No intermediate state. No coordination protocol between the tools.
Just bytes flowing downhill.
The Tape
The format was designed for tape drives. Magnetic tape is a sequential medium. You read forward. You write forward. Rewinding is slow and wears the mechanism. Random access does not exist in any meaningful sense. tar's format reflects this constraint: headers and data blocks alternate in a flat sequence, each file preceded by a 512-byte header containing its metadata. The entire archive can be written and read in a single pass.
This constraint, imposed by hardware that most developers alive today have never touched, produced a format with remarkable properties. You can append to a tar archive without reading the existing contents. You can extract a single file by scanning forward and stopping. You can update files in place. These are not features that were added later. They are consequences of designing for a medium where going backwards was expensive.
The tape drives are gone. The design remains. It turns out that designing for constraints produces software that outlives the constraints. A format optimised for sequential access works beautifully on spinning disks, on solid-state storage, on network streams, on anything that reads bytes in order. The constraint was local. The benefit was universal.
The Silence
tar does not compress. This is the fact that causes the most
confusion and the most arguments on the internet, which is saying
something. People write tar czf and believe that tar
is compressing their files. It is not. The z flag tells
tar to invoke gzip as a filter on its output stream.
tar still does exactly one thing. It has simply learned, over the
decades, a polite convention for calling its neighbours.
tar does not encrypt. tar does not compute checksums. tar does not deduplicate. tar does not do delta encoding. tar does not sign. tar does not do any of the things that a modern archive tool is expected to do, because tar is not a modern archive tool. tar is a stream serialiser. Everything else is composition.
This silence, this refusal to absorb adjacent responsibilities, is the source of tar's longevity. Every feature you add is a feature you must maintain. Every capability you absorb is a dependency you cannot remove. tar chose to do nothing beyond its core purpose, and in doing so, ensured that its core purpose would never be compromised by the failure of an unrelated feature. gzip had a security vulnerability in 2010. tar was unaffected. tar does not know what gzip is. That is the point.
The Survivors
Forty-seven years after its creation, tar is everywhere. Every
Docker image layer
is a tarball. Every source release on every open-source project
is a .tar.gz or .tar.xz. Every backup
system that runs on Unix speaks tar. Every package manager that
predates the app-store era uses tar as its container format.

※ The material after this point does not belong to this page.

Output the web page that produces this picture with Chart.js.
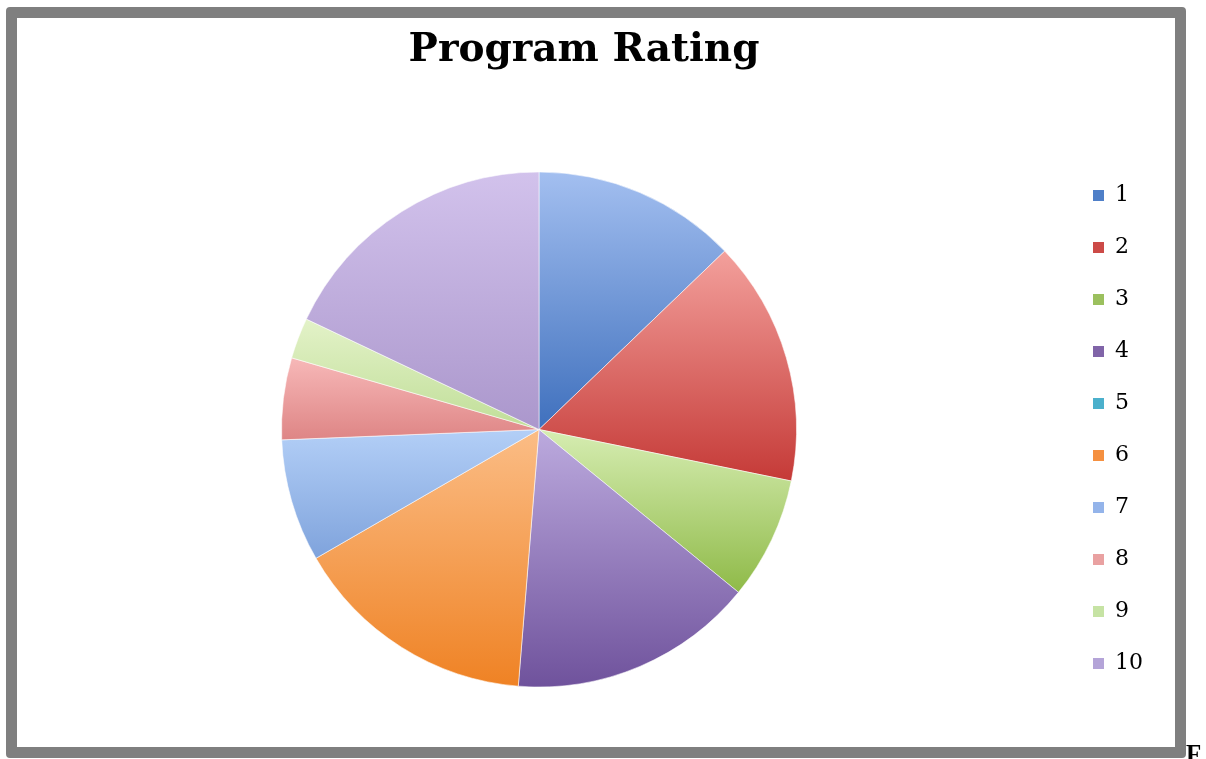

FreeBSD's pkg is tar. Debian's .deb is
an ar archive containing tarballs. Red Hat's
.rpm contains a cpio archive, but the
source RPMs are tarballs. The OCI container image specification
layers files as tarballs. The entire containerisation revolution,
the one that was supposed to change everything, ships its
filesystem layers in a format from 1979.
This is not nostalgia. This is not inertia. This is the natural consequence of getting the abstraction right the first time. tar solved "flatten a file tree into a stream" so completely that nobody has needed to solve it again. The attempts exist. They are called zip, rar, 7z, and a dozen others. They all bundle archiving with compression, which means they cannot participate in a Unix pipeline. They are closed systems. tar is an open stream.
The Dash
The character - in tar cf - means
standard output. It is perhaps the most powerful single character
in all of Unix. It transforms tar from a file-writing tool into
a stream-emitting component. Without it, tar would write to a file
and the pipeline would not exist. With it, tar's output becomes
the input of whatever tool comes next. The entire composition
model, the entire reason tar has survived for nearly half a
century, rests on one convention: the dash means stdout.
This convention was not tar's invention. It is a Unix tradition that predates tar itself. But tar is the tool that demonstrates its power most clearly, because the alternative is so obviously worse. Without the dash, you would need: create the archive to a temporary file, compress the temporary file to another temporary file, encrypt that file to a third temporary file, then clean up. Four steps, three temporary files, and the hope that you have enough disk space for all of them simultaneously. With the dash, you have one line, zero temporary files, and constant memory usage regardless of archive size.
The Format
The original tar format used 512-byte header blocks. Each file in the archive is preceded by a header containing the filename (limited to 100 characters), permissions, owner, group, size, and modification time, all stored as octal ASCII strings. The file data follows, padded to the next 512-byte boundary. The archive ends with two blocks of zero bytes.
This format has been extended several times. POSIX.1-1988
introduced the ustar format with longer filenames
(up to 256 characters via prefix splitting) and device number
support. GNU tar added its own extensions for arbitrary-length
filenames, sparse files, and incremental backups. The
pax format (POSIX.1-2001) introduced extensible
headers as key-value pairs, allowing essentially unlimited
metadata without breaking backwards compatibility.
Every extension preserved the 512-byte block structure. Every extension remained readable by older implementations that simply ignored the fields they did not understand. This is how you evolve a format over forty-seven years without breaking anything: you make the extensions additive and the core immutable.
The Verdict
tar is not clever. It does not compress. It does not encrypt. It does not verify. It does not sign. It does not deduplicate. It flattens a tree into a stream, preserves the metadata, and gets out of the way. It has been doing this since 1979, when the magnetic tapes it was designed for were state of the art, and it will continue doing this long after the last person who remembers what a magnetic tape looked like has retired.
The tools that tried to do everything are the tools that had to be replaced. The tool that did one thing is the tool that survived. tar is not a relic of the Unix era. tar is the proof that the Unix era was right.
One job. One stream. One dash. Forty-seven years. The format designed for tape drives now ships every container layer on the internet. That is not survival. That is vindication.